Newspaper article St Louis Post-Dispatch (MO)

This Team Is 12-1 and More

Newspaper article St Louis Post-Dispatch (MO)

This Team Is 12-1 and More

Article excerpt

A SEMIPRO FOOTBALL TEAM disguised as an effort to help young men develop their lives?

Or a program to help young men develop their lives disguised as a semipro football team?

That was my question for Lee Brown, coach of the St. Louis Bulldogs.

The Bulldogs are a Mid-Continent Football League team, part of a 24-team minor league that spans 19 cities and eight states in the United States and Canada. Members of the team range in age from 18 to 24.

Brown's answer to my question made it clear: "We use football to attract people.

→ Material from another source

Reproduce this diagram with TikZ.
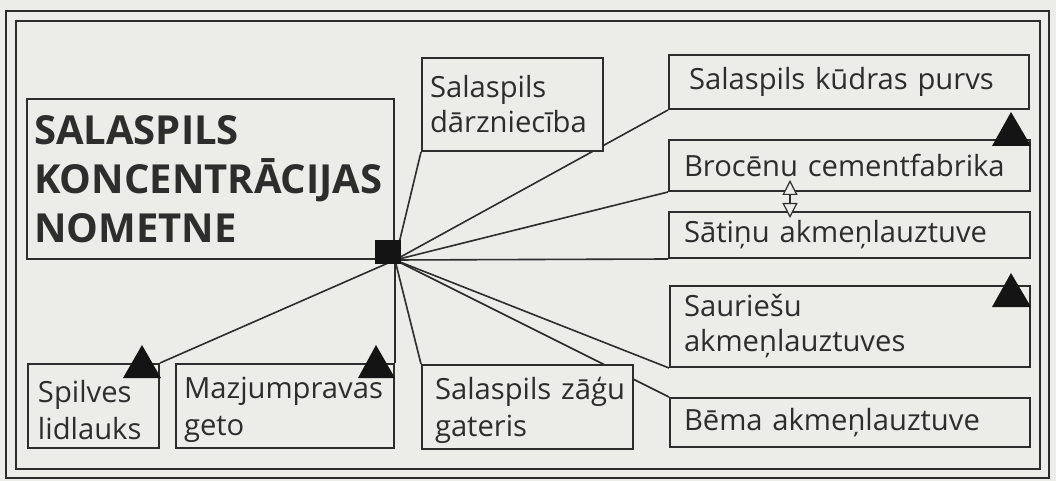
\documentclass[tikz,border=0pt]{standalone}
\usepackage{fontspec}
\setmainfont{Open Sans}
\usetikzlibrary{arrows.meta,calc}
\definecolor{paper}{RGB}{236,236,232}
\definecolor{ink}{RGB}{45,45,45}
\pgfdeclarelayer{paperlayer}
\pgfdeclarelayer{under}
\pgfsetlayers{paperlayer,under,main}
\newcommand{\lowstrut}{\rule{0pt}{15pt}}
\tikzset{
  place/.style={draw=ink, line width=1pt, fill=paper, anchor=north west,
    inner ysep=0pt, align=left, text=ink, font=\fontsize{14.6}{17.5}\selectfont},
  link/.style={draw=ink, line width=0.8pt},
  tri/.style={fill=black!92},
  frame/.style={draw=ink, line width=1pt},
  dbltip/.tip={Triangle[length=7.5pt, width=7.5pt, fill=paper]},
}
\begin{document}
\begin{tikzpicture}[x=0.5pt, y=-0.5pt]
  \begin{pgfonlayer}{paperlayer}
    \fill[paper] (0,0) rectangle (1056,481);
  \end{pgfonlayer}
  \useasboundingbox (0,0) rectangle (1056,481);
  % frame
  \draw[frame] (6,11) rectangle (1049,478);
  \draw[frame] (16,21) rectangle (1040,469);

  % camp and places
  \node[place, text width=176.5pt, inner xsep=3.5pt, minimum height=80pt,
    font=\fontsize{20}{24.5}\selectfont\bfseries] (title) at (26,98)
    {SALASPILS\\KONCENTRĀCIJAS\\NOMETNE};
  \node[place, text width=82.5pt, inner xsep=4pt, minimum height=46.5pt] (gard) at (421,57)
    {Salaspils\\dārzniecība};
  \node[place, text width=160pt, inner xsep=10pt, minimum height=27pt] (peat) at (668,54)
    {Salaspils kūdras purvs};
  \node[place, text width=165.5pt, inner xsep=7.5pt, minimum height=25.5pt] (cement) at (668,139)
    {Brocēnu cementfabrika};
  \node[place, text width=165.5pt, inner xsep=7.5pt, minimum height=23pt] (satini) at (668,211)
    {Sātiņu akmeņlauztuve};
  \node[place, text width=166pt, inner xsep=7pt, minimum height=40.5pt] (saur) at (669,285)
    {Sauriešu\\akmeņlauztuves};
  \node[place, text width=166pt, inner xsep=7pt, minimum height=24.5pt] (bema) at (669,397)
    {Bēma akmeņlauztuve};
  \node[place, text width=92.5pt, inner xsep=6.5pt, minimum height=42pt] (saw) at (421,364)
    {\lowstrut\mbox{Salaspils zāģu}\\[1pt]gateris};
  \node[place, text width=101pt, inner xsep=4pt, minimum height=42pt] (ghetto) at (175,363)
    {\lowstrut Mazjumpravas\\[1pt]geto};
  \node[place, text width=55.5pt, inner xsep=5pt, minimum height=42pt] (airfield) at (27,363)
    {\lowstrut Spilves\\[1pt]lidlauks};

  % hub
  \coordinate (hubpt) at (title.south east);
  \node[fill=black!92, minimum width=13pt, minimum height=12pt, inner sep=0pt] (hub)
    at ($(hubpt)+(-7,-8)$) {};

  \begin{pgfonlayer}{under}
    \draw[link] (hubpt) -- (gard.south west);
    \draw[link] (hubpt) -- (peat.south west);
    \draw[link] (hubpt) -- (cement.south west);
    \draw[link] (hubpt) -- (satini.south west);
    \draw[link] (hubpt) -- (saur.south west);
    \draw[link] (hubpt) -- (bema.north west);
    \draw[link] (hubpt) -- (saw.north west);
    \draw[link] (hubpt) -- (ghetto.north east);
    \draw[link] (hubpt) -- (airfield.north east);
  \end{pgfonlayer}

  % triangles
  \fill[tri] ($(cement.north east)+(0,7)$) -- ++(-39,0) -- ++(19,-34) -- cycle;
  \fill[tri] ($(saur.north east)+(0,22)$) -- ++(-39,0) -- ++(19,-34) -- cycle;
  \fill[tri] ($(ghetto.north east)+(0,15)$) -- ++(-37,0) -- ++(18,-33) -- cycle;
  \fill[tri] ($(airfield.north east)+(1,15)$) -- ++(-38,0) -- ++(19,-33) -- cycle;

  % link between cement works and quarry
  \draw[draw=ink, line width=0.6pt, dbltip-dbltip]
    ($(cement.south west)+(122,-12)$) -- ($(satini.north west)+(122,7)$);
\end{tikzpicture}
\end{document}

We know that if we just said, `Come and take the ACT study course,' few people would show up."

The team is geared toward young athletes who weren't able to go to college because of financial difficulties or inability to get good test scores. The Bulldogs focus not only on athletics but on helping young men shape their lives.

"We try to get them involved as much as possible to develop them as total people and give them life skills," says Brown, 32. "Everyone doesn't mature at the same rate. We use football to help them develop skills that they'll need to make them total people."

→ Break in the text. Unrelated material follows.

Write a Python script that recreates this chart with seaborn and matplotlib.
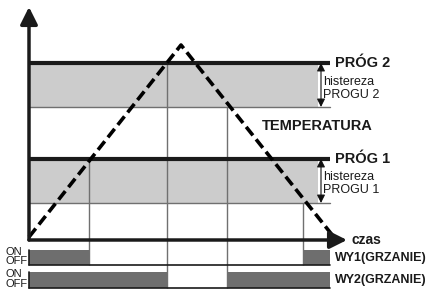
import numpy as np
import pandas as pd
import matplotlib.pyplot as plt
import seaborn as sns

# chart units: time to the right of the y axis, temperature above the time axis
tri_time = [0, 152, 304]
tri_temp = [3, 195, 4]

prog2 = 177
prog1 = 81
hyst = 44          # same hysteresis band for both thresholds
t_end = 301        # right end of the threshold lines
t_band = 289       # right end of the grey hysteresis bands
t_arrow = 292      # where the hysteresis arrows sit

# switching moments read from the vertical guides
t_wy1_off, t_wy2_off, t_wy2_on, t_wy1_on = 60, 138, 198, 274

# output rows (ON / OFF levels below the time axis)
wy1_on, wy1_off = -10, -25
wy2_on, wy2_off = -32, -48

sns.set_style("white")
plt.rcParams['font.family'] = ['Liberation Sans', 'DejaVu Sans']

fig = plt.figure(figsize=(4.29, 2.89), dpi=100)
ax = fig.add_axes([0, 0, 1, 1])
ax.set_xlim(-29, 400)
ax.set_ylim(-49, 240)
ax.axis('off')

dark = '#1a1a1a'
guide = '#707070'

# hysteresis bands
for p in (prog2, prog1):
    ax.fill_between([0, t_band], p - hyst, p, color='#cccccc', lw=0, zorder=1)
    ax.plot([0, t_end], [p - hyst, p - hyst], color=guide, lw=1, zorder=2)
    ax.plot([0, t_end], [p, p], color=dark, lw=3, solid_capstyle='butt', zorder=4)
    ax.annotate('', xy=(t_arrow, p - hyst), xytext=(t_arrow, p),
                arrowprops=dict(arrowstyle='<|-|>', color='#111111', lw=0.8,
                                mutation_scale=12, shrinkA=0, shrinkB=0), zorder=5)

# vertical switching guides
ax.vlines(t_wy1_off, wy1_off, prog1, color=guide, lw=1, zorder=2)
ax.vlines(t_wy2_off, wy2_off, prog2, color=guide, lw=1, zorder=2)
ax.vlines(t_wy2_on, wy2_off, prog2 - hyst, color=guide, lw=1, zorder=2)
ax.vlines(t_wy1_on, wy1_off, prog1 - hyst, color=guide, lw=1, zorder=2)

# temperature course
df = pd.DataFrame({'czas': tri_time, 'temp': tri_temp})
sns.lineplot(data=df, x='czas', y='temp', ax=ax, color='black', lw=2.6,
             dashes=False, zorder=6)
ax.lines[-1].set_dashes((3.0, 1.4))
ax.set_xlabel('')
ax.set_ylabel('')

# axes with arrows
ax.annotate('', xy=(0, 233), xytext=(0, 0),
            arrowprops=dict(arrowstyle='-|>', color=dark, lw=2.5,
                            mutation_scale=26, shrinkA=0, shrinkB=0), zorder=7)
ax.annotate('', xy=(318, 0), xytext=(0, 0),
            arrowprops=dict(arrowstyle='-|>', color=dark, lw=2.5,
                            mutation_scale=26, shrinkA=0, shrinkB=0), zorder=7)

# output rows
bar_grey = '#6e6e6e'
for spans, on, off in (([(0, t_wy1_off), (t_wy1_on, t_end)], wy1_on, wy1_off),
                       ([(0, t_wy2_off), (t_wy2_on, t_end)], wy2_on, wy2_off)):
    for a, b in spans:
        ax.fill_between([a, b], off, on, color=bar_grey, lw=0, zorder=3)
    ax.plot([0, t_end], [off, off], color=dark, lw=1.2, zorder=4)
    ax.plot([0, 0], [off, on], color=dark, lw=1.2, zorder=4)

# texts
tx = 306
ax.text(tx, prog2, 'PRÓG 2', fontsize=10.5, fontweight='bold', va='center', color=dark)
ax.text(tx, prog1, 'PRÓG 1', fontsize=10.5, fontweight='bold', va='center', color=dark)
ax.text(294, prog2 - 19, 'histereza', fontsize=9, va='center', color=dark)
ax.text(294, prog2 - 32, 'PROGU 2', fontsize=9, va='center', color=dark)
ax.text(294, prog1 - 18, 'histereza', fontsize=9, va='center', color=dark)
ax.text(294, prog1 - 31, 'PROGU 1', fontsize=9, va='center', color=dark)
ax.text(288, 114, 'TEMPERATURA', fontsize=10.5, fontweight='bold', ha='center',
        va='center', color=dark)
ax.text(322, 0, 'czas', fontsize=10, fontweight='bold', va='center', color=dark)
ax.text(306, (wy1_on + wy1_off) / 2, 'WY1(GRZANIE)', fontsize=9, fontweight='bold',
        va='center', color=dark)
ax.text(306, (wy2_on + wy2_off) / 2, 'WY2(GRZANIE)', fontsize=9, fontweight='bold',
        va='center', color=dark)
for on, off in ((wy1_on, wy1_off), (wy2_on, wy2_off)):
    ax.text(-24, on - 2, 'ON', fontsize=8, va='center', color=dark)
    ax.text(-24, off + 4, 'OFF', fontsize=8, va='center', color=dark)

fig.savefig('out.png', dpi=100)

Those skills include such things as parental responsibility, resume writing and proper eating habits. The team empasizes getting players into college and keeping them there. The Bulldogs offer a loan fund; that fund enjoys a 97 percent payback rate.

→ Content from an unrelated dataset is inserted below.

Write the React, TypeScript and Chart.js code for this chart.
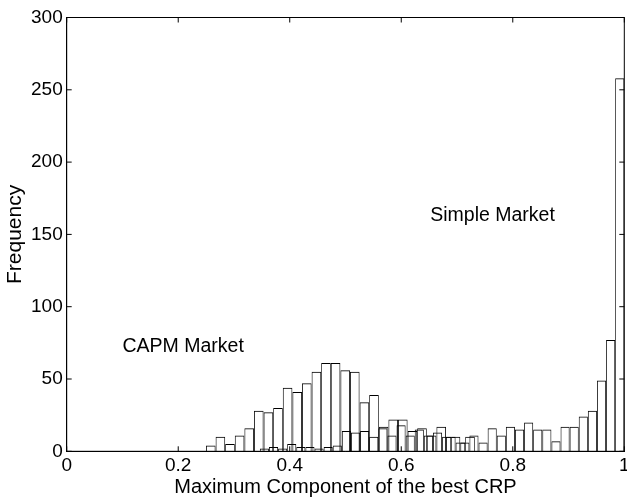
import React, { useEffect, useRef } from "react";
import { Chart, registerables } from "chart.js";

Chart.register(...registerables);

// Histogram bin ranges (data units on the x axis)
const capmRange = [0.2498, 0.9385];
const simpleRange = [0.3464, 1.0];

// Frequencies per bin
const capmCounts = [
  4, 10, 5, 11, 16, 28, 27, 30, 44, 41, 47, 55, 61, 61, 56, 55, 34, 39, 17, 22,
  22, 14, 16, 11, 17, 10, 6, 10, 0, 0, 0, 0, 0, 0, 0, 0, 0, 0, 0, 0,
];
const simpleCounts = [
  2, 3, 2, 5, 3, 3, 2, 3, 4, 14, 13, 14, 10, 16, 11, 18, 11, 15, 11, 13, 10, 10,
  6, 11, 6, 16, 11, 17, 15, 20, 15, 15, 7, 17, 17, 24, 28, 49, 77, 258,
];

const xTicks = [0, 0.2, 0.4, 0.6, 0.8, 1];
const yTicks = [0, 50, 100, 150, 200, 250, 300];

const annotations = [
  { text: "CAPM Market", x: 0.1, y: 69 },
  { text: "Simple Market", x: 0.652, y: 159 },
];

const FONT = "'Liberation Sans', Arial, Helvetica, sans-serif";

function toPoints(counts: number[], range: number[]) {
  const w = (range[1] - range[0]) / counts.length;
  return counts.map((c, i) => ({ x: range[0] + (i + 0.5) * w, y: c }));
}

const framePlugin = {
  id: "frame",
  afterDraw(chart: any) {
    const { ctx, chartArea: a, scales } = chart;
    ctx.save();
    ctx.strokeStyle = "#000";
    ctx.lineWidth = 1;
    ctx.strokeRect(a.left, a.top, a.right - a.left, a.bottom - a.top);
    const tl = 5;
    ctx.beginPath();
    xTicks.forEach((v) => {
      const px = scales.x.getPixelForValue(v);
      ctx.moveTo(px, a.bottom);
      ctx.lineTo(px, a.bottom - tl);
      ctx.moveTo(px, a.top);
      ctx.lineTo(px, a.top + tl);
    });
    yTicks.forEach((v) => {
      const py = scales.y.getPixelForValue(v);
      ctx.moveTo(a.left, py);
      ctx.lineTo(a.left + tl, py);
      ctx.moveTo(a.right, py);
      ctx.lineTo(a.right - tl, py);
    });
    ctx.stroke();
    ctx.fillStyle = "#000";
    ctx.font = `19.5px ${FONT}`;
    ctx.textAlign = "left";
    ctx.textBaseline = "alphabetic";
    annotations.forEach((an) => {
      ctx.fillText(an.text, scales.x.getPixelForValue(an.x), scales.y.getPixelForValue(an.y));
    });
    ctx.restore();
  },
};

export default function App() {
  const ref = useRef<HTMLCanvasElement | null>(null);
  useEffect(() => {
    document.body.style.margin = "0";
    if (!ref.current) return;
    const barCommon = {
      backgroundColor: "rgba(255,255,255,0)",
      borderColor: "#000",
      borderWidth: { top: 1, left: 0.8, right: 0.8, bottom: 0 },
      borderSkipped: "start",
      inflateAmount: 0,
      barPercentage: 1,
      categoryPercentage: 1,
      grouped: false,
    };
    const chart = new Chart(ref.current, {
      type: "bar",
      data: {
        datasets: [
          { ...barCommon, label: "CAPM Market", data: toPoints(capmCounts, capmRange), xAxisID: "x" },
          { ...barCommon, label: "Simple Market", data: toPoints(simpleCounts, simpleRange), xAxisID: "x2" },
        ],
      },
      options: {
        animation: false,
        responsive: false,
        devicePixelRatio: 1,
        layout: { padding: { left: 0, right: 2.7, top: 17.5, bottom: 0 } },
        plugins: { legend: { display: false }, tooltip: { enabled: false } },
        scales: {
          x: {
            type: "linear",
            min: 0,
            max: 1,
            offset: false,
            grid: { display: false, drawTicks: false, offset: false },
            border: { display: true, color: "#000" },
            ticks: {
              stepSize: 0.2,
              color: "#000",
              padding: 3,
              font: { family: FONT, size: 19 },
              maxRotation: 0,
              callback: (v: any) => String(Math.round(Number(v) * 10) / 10),
            },
            title: {
              display: true,
              text: "Maximum Component of the best CRP",
              color: "#000",
              font: { family: FONT, size: 20, lineHeight: 1 },
              padding: { top: 0, bottom: 0 },
            },
            afterFit(scale: any) {
              scale.height = 45.7;
              scale.paddingLeft = 0;
              scale.paddingRight = 0;
            },
          },
          x2: {
            type: "linear",
            min: 0,
            max: 1,
            offset: false,
            display: false,
            grid: { display: false, offset: false },
          },
          y: {
            min: 0,
            max: 300,
            grid: { display: false, drawTicks: false },
            border: { display: true, color: "#000" },
            ticks: {
              stepSize: 50,
              color: "#000",
              padding: 4,
              font: { family: FONT, size: 19 },
            },
            title: {
              display: true,
              text: "Frequency",
              color: "#000",
              font: { family: FONT, size: 21, lineHeight: 1 },
              padding: { top: 5, bottom: 0 },
            },
            afterFit(scale: any) {
              scale.width = 66.7;
              scale.paddingTop = 0;
              scale.paddingBottom = 0;
            },
          },
        },
      },
      plugins: [framePlugin],
    } as any);
    return () => chart.destroy();
  }, []);
  return (
    <div style={{ width: 627, height: 497, background: "#fff" }}>
      <canvas ref={ref} width={627} height={497} />
    </div>
  );
}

The team also has a fund for giving grants for college, after which the students are monitored to make sure their education is going well. The team also offers scholarships for those who need them for college. Four players will use Bulldogs college scholarships this fall.

Other than that, the players get no pay. The Bulldogs are a non-profit organization.

Of the team's nine coaches, seven have undergraduate degrees, two have master's degrees, one is a chief of police, one is a financial adviser, three are schoolteachers and one works for a financial planning firm.

In addition to gaining life skills, players give their time for community service projects, including visiting hospitals, reading to children and mentoring other young men.